The plates were identical. Every day, Betty Lindsey would prepare the food, set the plates on the counter, and customers would pick one up knowing it would be good. There were no menus to read through, no decisions to agonize over. You got what Betty made, and what Betty made was her family’s food: southern-style meats, cooked vegetables, the kind of meal that was supposed to sustain a person through a long afternoon shift at a factory.

That was the beginning of Wade’s Restaurant. March 6, 1947. A small grocery store on South Pine Street in Spartanburg that Wade and Betty Lindsey had just purchased from a woman named Mrs. May. The store had a lunch counter already in it, serving hot dogs, sandwiches, and soup to workers from the nearby Draper Corporation and Duke Power facilities. What changed it from a lunch counter into something more was simple enough: the workers kept asking Betty to cook them real food.

She said yes. She started serving her family’s recipes. Word spread the way it does in a place where people eat together every day. By the time the business had found its rhythm, the plates on the counter were a small daily certainty for the workers who came through — a version of home cooking available to people who were far enough from home that it mattered.

Wade’s contribution to the business was different in kind but equal in importance. In the early 1950s, he began preparing pork barbecue over hickory wood, a process that required hours and attention and the kind of patience that transforms a simple ingredient into something people travel for. The grocery evolved accordingly. The cinder-block building that replaced the original structure became a classic drive-in, with curb hops bringing food out to cars parked in the lot. It was a different Spartanburg then — one shaped by the rhythms of the textile industry and the car culture of the postwar decade — and Wade’s fit it.

Betty Lindsey died in 1970. The loss might have ended the business. Instead, it entered its next chapter. In 1977, Wade and Betty’s children — their son, known to everyone as Hamp, and their daughter Carole — took over operations and made a deliberate decision to reshape the restaurant’s identity. The drive-in came down. The beer went away. The family refocused Wade’s as a place where anyone could bring their family for a meal without having to think twice about the environment they were walking into.

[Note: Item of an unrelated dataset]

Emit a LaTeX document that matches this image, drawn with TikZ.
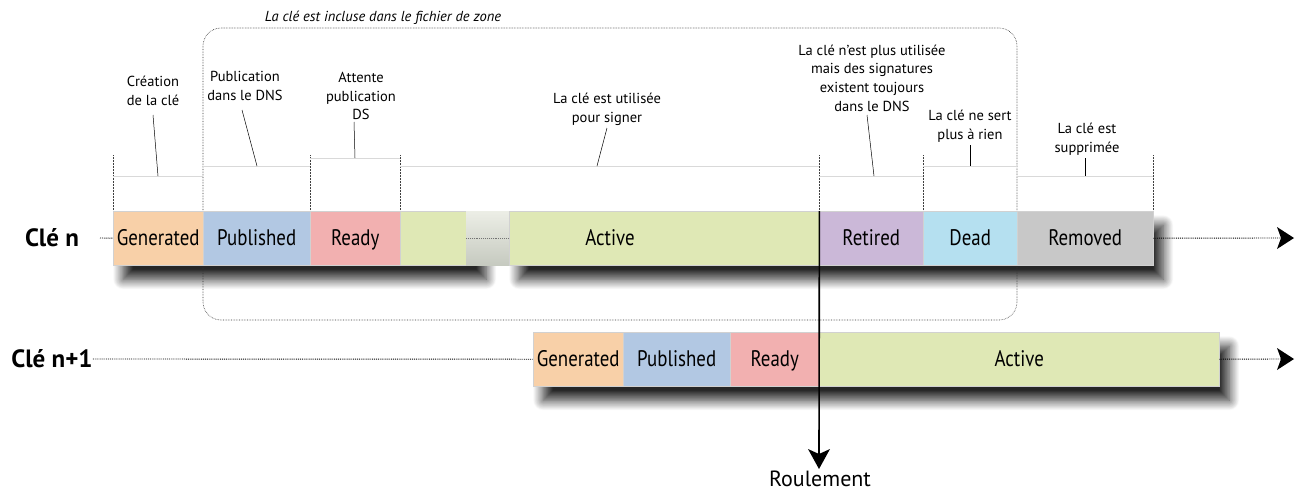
\documentclass[tikz,border=0pt]{standalone}
\usepackage{fontspec}
\setmainfont{PT Sans}
\newfontfamily\condfont{PT Sans}[FakeStretch=0.84]
\usetikzlibrary{shadows.blur,backgrounds}

\definecolor{cGen}{RGB}{248,208,168}
\definecolor{cPub}{RGB}{178,200,227}
\definecolor{cRdy}{RGB}{242,176,176}
\definecolor{cAct}{RGB}{223,232,181}
\definecolor{cRet}{RGB}{203,184,216}
\definecolor{cDead}{RGB}{181,224,240}
\definecolor{cRem}{RGB}{200,200,200}
\definecolor{cGapTop}{RGB}{236,238,230}
\definecolor{cGapBot}{RGB}{198,202,192}

\tikzset{
  phase/.style={draw=black!18, line width=0.4pt, minimum height=54pt,
    inner sep=0pt, anchor=north west, text height=16pt, text depth=1pt,
    font=\condfont\fontsize{22.5}{24}\selectfont},
  phasetext/.style={inner sep=0pt, text height=16pt, text depth=1pt,
    font=\condfont\fontsize{22.5}{24}\selectfont},
  rowlabel/.style={font=\bfseries\fontsize{25}{27}\selectfont, inner sep=0pt},
  note/.style={align=center, inner sep=0pt, font=\fontsize{14.5}{18.7}\selectfont},
  tick/.style={densely dotted, black!75, line width=0.5pt},
  level/.style={black!15, line width=0.8pt},
  leader/.style={black, line width=0.5pt},
  lead/.style={densely dotted, black, line width=0.9pt},
  % filled arrow heads, tip at the pic origin
  headright/.pic={\fill[black] (0,0) -- (-17,-11) -- (-13,0) -- (-17,11) -- cycle;},
  headdown/.pic={\fill[black] (0,0) -- (-11,-20) -- (0,-15) -- (11,-20) -- cycle;},
  rowshadow/.style={fill=white, blur shadow={shadow xshift=10pt, shadow yshift=-14pt,
    shadow blur radius=10pt, shadow blur steps=16, shadow opacity=85}}
}

\begin{document}
\begin{tikzpicture}[x=1pt,y=-1pt]
\useasboundingbox (0,0) rectangle (1299,491);

% zone-file inclusion frame and its caption
\draw[densely dotted, black!80, line width=0.6pt, rounded corners=18pt]
  (203,28) rectangle (1017,320);
\node[font=\itshape\fontsize{14.5}{16}\selectfont, inner sep=0pt] (zone) at (383,18)
  {La clé est incluse dans le fichier de zone};

% duration ticks above the first key
\foreach \x in {113,310,400,819,923,1153}
  \draw[tick] (\x,155) -- (\x,211);

% duration levels
\draw[level] (113,176) -- (203,176);
\draw[level] (203,166) -- (310,166);
\draw[level] (310,158) -- (400,158);
\draw[level] (400,166) -- (819,166);
\draw[level] (819,176) -- (923,176);
\draw[level] (923,166) -- (1017,166);
\draw[level] (1017,176) -- (1153,176);

% annotations
\node[note] (nGen) at (153,91) {Création\\de la clé};
\node[note] (nPub) at (245,86) {Publication\\dans le DNS};
\node[note] (nRdy) at (361,96) {Attente\\publication\\DS};
\node[note] (nAct) at (607,109) {La clé est utilisée\\pour signer};
\node[note] (nRet) at (872,78) {La clé n’est plus utilisée\\mais des signatures\\existent toujours\\dans le DNS};
\node[note] (nDead) at (970,126) {La clé ne sert\\plus à rien};
\node[note] (nRem) at (1087,139) {La clé est\\supprimée};

\coordinate (tGen) at (158,176);
\coordinate (tPub) at (257,166);
\coordinate (tRdy) at (355,158);
\coordinate (tAct) at (597,166);
\coordinate (tRet) at (874,176);
\coordinate (tDead) at (970,166);
\coordinate (tRem) at (1085,176);
\draw[leader] (153,115) -- (tGen);
\draw[leader] (242,110) -- (tPub);
\draw[leader] (354,122) -- (tRdy);
\draw[leader] (607,128) -- (tAct);
\draw[leader] (867,115) -- (tRet);
\draw[leader] (970,145) -- (tDead);
\draw[leader] (1085,158) -- (tRem);

% key n
\node[rowlabel] (kn) at (52,238) {Clé n};
\node[phase, fill=cGen, minimum width=90pt] (g1) at (113,211) {Generated};
\node[phase, fill=cPub, minimum width=107pt] (p1) at (203,211) {Published};
\node[phase, fill=cRdy, minimum width=90pt] (r1) at (310,211) {Ready};
\node[phase, fill=cAct, minimum width=66pt] (pre1) at (400,211) {};
\node[phase, draw=none, minimum width=43pt,
  top color=cGapTop, bottom color=cGapBot] (gap1) at (466,211) {};
\node[phase, fill=cAct, minimum width=310pt] (a1) at (509,211) {};
\node[phasetext] (a1txt) at (610,238) {Active};
\node[phase, fill=cRet, minimum width=104pt] (ret1) at (819,211) {Retired};
\node[phase, fill=cDead, minimum width=94pt] (d1) at (923,211) {Dead};
\node[phase, fill=cRem, minimum width=136pt] (rm1) at (1017,211) {Removed};

\coordinate (s1) at (100,238);
\coordinate (e1) at (1294,238);
\coordinate (b1) at (1281,238);
\draw[lead] (s1) -- (g1.west);
\draw[lead, black!55] (gap1.west) -- (gap1.east);
\draw[lead] (rm1.east) -- (b1);
\pic at (e1) {headright};

% key n+1
\node[rowlabel] (kn1) at (52,359) {Clé n+1};
\node[phase, fill=cGen, minimum width=90pt] (g2) at (533,332) {Generated};
\node[phase, fill=cPub, minimum width=107pt] (p2) at (623,332) {Published};
\node[phase, fill=cRdy, minimum width=89pt] (r2) at (730,332) {Ready};
\node[phase, fill=cAct, minimum width=400pt] (a2) at (819,332) {Active};

\coordinate (e2) at (1294,359);
\coordinate (b2) at (1281,359);
\draw[lead] (kn1.east) -- (g2.west);
\draw[lead] (a2.east) -- (b2);
\pic at (e2) {headright};

% drop shadows under both rows
\begin{pgfonlayer}{background}
  \path[rowshadow] (g1.north west) rectangle ([xshift=10pt]pre1.south east);
  \path[rowshadow] (a1.north west) rectangle (rm1.south east);
  \path[rowshadow] (g2.north west) rectangle (a2.south east);
\end{pgfonlayer}

% rollover instant
\node[font=\fontsize{22}{24}\selectfont, inner sep=0pt, anchor=north] (roul) at (820,471) {Roulement};
\coordinate (rtip) at (819,469);
\coordinate (rbase) at (819,455);
\draw[line width=1.6pt] (a1.north east) -- (rbase);
\pic at (rtip) {headdown};
\end{tikzpicture}
\end{document}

The move was not simply strategic. It reflected something about what Hamp and Carole understood the restaurant to be, and what they believed their parents had intended it to be: a place where people felt at home and were fed well. The family recipes stayed. The barbecue stayed. The consistency that Betty had established with those identical plates — the quality you could count on without having to inspect it first — that stayed most of all.

Wade’s has operated at 1000 North Pine Street in Spartanburg for decades now, long after the original South Pine Street location became history. The restaurant runs as a cafeteria-style service: you take a tray, move along the line, pick your meat and your sides, and find a table. Field peas, fried okra, squash casserole, banana pudding. The menu is built around what grows in this part of the country and what has always been cooked here. There are no concessions to current trends, no seasonal innovations announced on a chalkboard. What’s on the line is what has always been on the line.

The current owners — Hamp Lindsey, his son Wade Lindsey III, and his daughter Anna Lindsey Liles — represent the third generation of family ownership. They talk about the restaurant in terms of obligation as much as pride. There is something that was started here that is larger than any individual, and their role is to maintain it faithfully. The food should be what it has always been. The service should reflect what Wade and Betty established. The workers and families and regulars who walk through the door should feel what people have felt walking through that door for 77 years.

In February 2024, the James Beard Foundation named Wade’s Restaurant its America’s Classics Award winner for the Southeast — one of the most significant recognitions in American food. The award is given to restaurants that have defined their communities through food that reflects regional character over a sustained period. Wade’s is the only James Beard Award winner in the Upstate of South Carolina, and only the third restaurant in the entire state to receive this particular distinction.

The announcement prompted reflection from the family and from longtime regulars in ways that the restaurant’s daily operation generally doesn’t. Wade’s doesn’t need awards to fill its dining room. It fills its dining room because people come back, and because the people who come back bring their children, and because those children eventually bring their own. That cycle has been running since 1947.

What Betty Lindsey started with a lunch counter and her family’s recipes is still, fundamentally, the same thing it was on South Pine Street in the Spartanburg of the late 1940s: a place that takes the act of feeding people seriously. The plates are no longer identical — the line gives you choices now — but the standard behind each one still is.

The third generation is not yet sure what comes next for Wade’s beyond the work of maintaining what exists. For a restaurant that has lasted nearly eight decades by staying exactly what it set out to be, that may be the most honest answer there is.